I like to think of it as going to Disneyland.
When you go to Disneyland you have a ticket with your image attached to it. Disneyland might end up “blocking” you from entering the park if you’ve had one too many churros at Cars Land.
So what you can do, is dress up like your friend and use their ticket to get into the park.
This is how proxies work. Every computer, router, etc. all have IP addresses that websites can use to track who is accessing their website.
They can do things like an IP ban which means that you can’t access that website anymore if your IP has been blocked. Usually, this happens when you are trying to access the data too fast or access confidential information. Maybe you did it on purpose or maybe you didn’t. Sometimes you will get blocked just for trying to scrape data.

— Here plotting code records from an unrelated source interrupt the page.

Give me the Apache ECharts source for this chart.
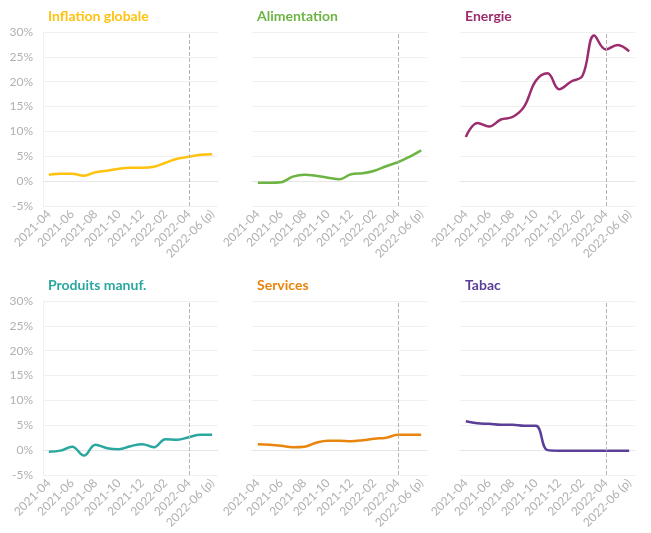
<!DOCTYPE html>
<html>
<head>
<meta charset="utf-8">
<script src="https://cdn.jsdelivr.net/npm/echarts@6/dist/echarts.min.js"></script>
<style>
  html, body { margin: 0; padding: 0; background: #fff; }
  #chart { width: 651px; height: 533px; }
</style>
</head>
<body>
<div id="chart"></div>
<script>
const months = ['2021-04', '2021-05', '2021-06', '2021-07', '2021-08', '2021-09', '2021-10', '2021-11',
  '2021-12', '2022-01', '2022-02', '2022-03', '2022-04', '2022-05', '2022-06 (p)'];

const names = ['Inflation globale', 'Alimentation', 'Energie', 'Produits manuf.', 'Services', 'Tabac'];
const colors = ['#ffc20e', '#6db443', '#9b2d6f', '#2aa79f', '#e8850c', '#5b3e98'];

const inflation = [1.3, 1.5, 1.5, 1.1, 1.8, 2.1, 2.5, 2.7, 2.7, 2.9, 3.7, 4.5, 4.9, 5.3, 5.4];
const alimentation = [-0.3, -0.3, -0.2, 0.9, 1.3, 1.1, 0.7, 0.4, 1.4, 1.6, 2.1, 3.0, 3.8, 4.9, 6.2];
const energie = [8.9, 11.7, 11.0, 12.4, 12.9, 15.0, 20.2, 21.7, 18.5, 20.0, 21.2, 29.3, 26.5, 27.4, 26.1];
const manuf = [-0.3, -0.1, 0.7, -1.1, 1.1, 0.4, 0.2, 0.8, 1.2, 0.6, 2.2, 2.1, 2.6, 3.1, 3.1];
const services = [1.2, 1.1, 0.9, 0.6, 0.7, 1.5, 1.9, 1.9, 1.8, 2.0, 2.3, 2.5, 3.1, 3.1, 3.1];
const tabac = [5.8, 5.4, 5.3, 5.1, 5.1, 4.9, 4.9, 0.0, -0.1, -0.1, -0.1, -0.1, -0.1, -0.1, -0.1];

const seriesData = [inflation, alimentation, energie, manuf, services, tabac];
const markMonth = '2022-04';

const lefts = [43, 252, 460];
const tops = [32, 301];
const gw = 175, gh = 174;

const chart = echarts.init(document.getElementById('chart'));

let grids = [], xAxes = [], yAxes = [], series = [], titles = [];
for (let i = 0; i < 6; i++) {
  const col = i % 3, row = Math.floor(i / 3);
  grids.push({ left: lefts[col], top: tops[row], width: gw, height: gh });
  titles.push({
    text: names[i], left: lefts[col], top: tops[row] - 28,
    textStyle: { color: colors[i], fontFamily: 'Lato', fontWeight: 'bold', fontSize: 14 }
  });
  xAxes.push({
    type: 'category', gridIndex: i, data: months,
    axisLine: { lineStyle: { color: '#e6e6e6' } },
    axisTick: { alignWithLabel: true, interval: 0, length: 4, lineStyle: { color: '#e6e6e6' } },
    axisLabel: { rotate: 45, interval: 1, color: '#b0b0b0', fontFamily: 'Lato', fontSize: 12, margin: 6 },
    splitLine: { show: false }
  });
  yAxes.push({
    type: 'value', gridIndex: i, min: -5, max: 30, interval: 5,
    axisLine: { show: col === 0, lineStyle: { color: '#f0f0f0' } },
    axisTick: { show: false },
    axisLabel: { show: col === 0, formatter: '{value}%', color: '#b0b0b0', fontFamily: 'Lato', fontSize: 12, margin: 10 },
    splitLine: { lineStyle: { color: '#f0f0f0' } }
  });
  series.push({
    type: 'line', xAxisIndex: i, yAxisIndex: i, data: seriesData[i],
    smooth: 0.4, symbol: 'none',
    lineStyle: { color: colors[i], width: 2.5 },
    markLine: {
      silent: true, symbol: 'none', label: { show: false },
      lineStyle: { color: '#b5b5b5', type: 'dashed', width: 1 },
      data: [{ xAxis: markMonth }]
    }
  });
}

chart.setOption({
  backgroundColor: '#fff',
  animation: false,
  title: titles,
  grid: grids,
  xAxis: xAxes,
  yAxis: yAxes,
  series: series
});
</script>
</body>
</html>
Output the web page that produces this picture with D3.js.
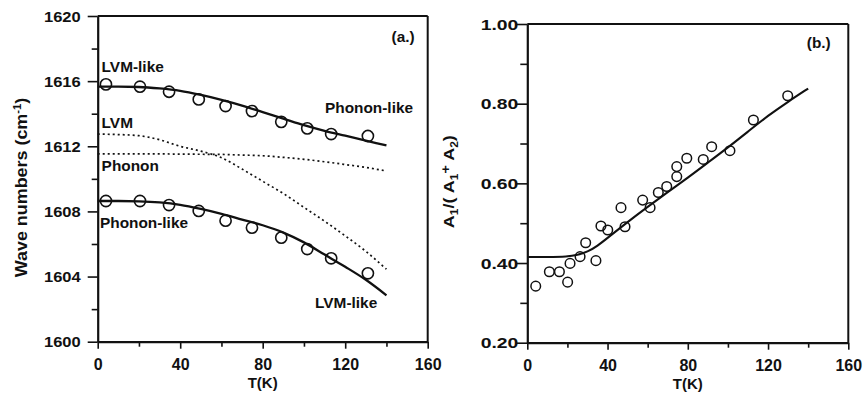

This is where proxies come in. A proxy essentially allows you to borrow someone else’s IP address and access the data through that IP. This makes it so you are able to access the data.
You can get a whole range of proxies from data center proxies which usually have low success rates since they get blocked pretty quickly, to residential proxies which usually have high success rates.
You can either buy specific proxies or use a service that buys them and rotates them for you. I prefer the latter, which can end up costing more but saves you a pretty big hassle of having to buy proxies and worry about when they get blocked or not.
Some of those services are
These services provide an easy-to-use API that allows you to essentially focus on writing code rather than building a big proxy network and having to manage that all the time.
That’s it for this article. These tricks are things that can help you advance your skill set as they have helped me do so.